BY Travis Mackenzie HooverPublished Sep 26, 2007

China’s avatar of globalised menace hits documentary pay dirt in this oddly constructed but sharply argued portrait of an industry in denial.

The ostensible subject is Exception, a Chinese clothing company with a high-flown mission statement and an impressive roster of designs — not only is it flying in the face of the Prada/Vuitton/Lacoste-dominated landscape but it’s specifically designed to revive the artisanal methods being lost in the shuffle of mass-produced disposability. The outfits themselves are unwieldy but gorgeously austere, unlikely to make it as prêt-à-porter but a monument to uncompromising designer Ma Ke and her willingness to swim against the current.
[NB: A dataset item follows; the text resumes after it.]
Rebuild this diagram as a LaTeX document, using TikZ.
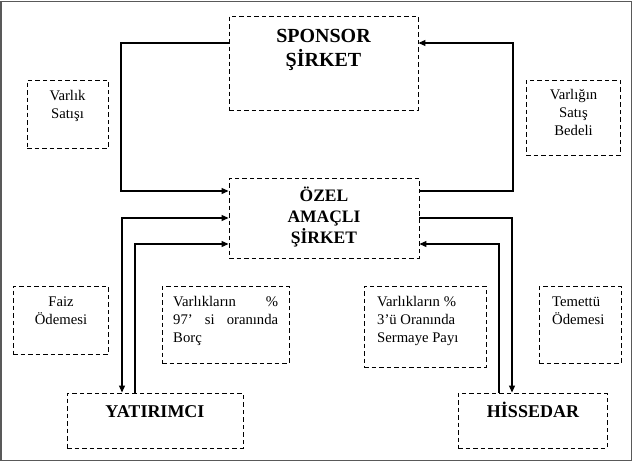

Still, the power of the enterprise is in question: the firm’s Paris show, for a new brand defiantly named "Useless,” is filmed in such an ominous fashion that it’s hard to tell if it’s grooving with Ma’s vision, ironically subverting its pretensions or chafing at the song and dance required for the marketing of anti-market goods.

Jia is also careful to first establish the workers, who are the backbone of the Chinese garment industry, contextualising Ma’s statements with the people who are on the front lines of the phenomenon that she’s desperately trying to oppose. The result is an unusually aesthetic documentary experience. One barely notices the talking head over the dingy prison of factories and the serene environment of the designer’s studio — even her statements get swallowed up by the presences around her.

Those are the environments in which she must work and live, and the film is superb at evoking her marginalised place in such a universe without either demeaning her work or giving her the last word, which can never be hers.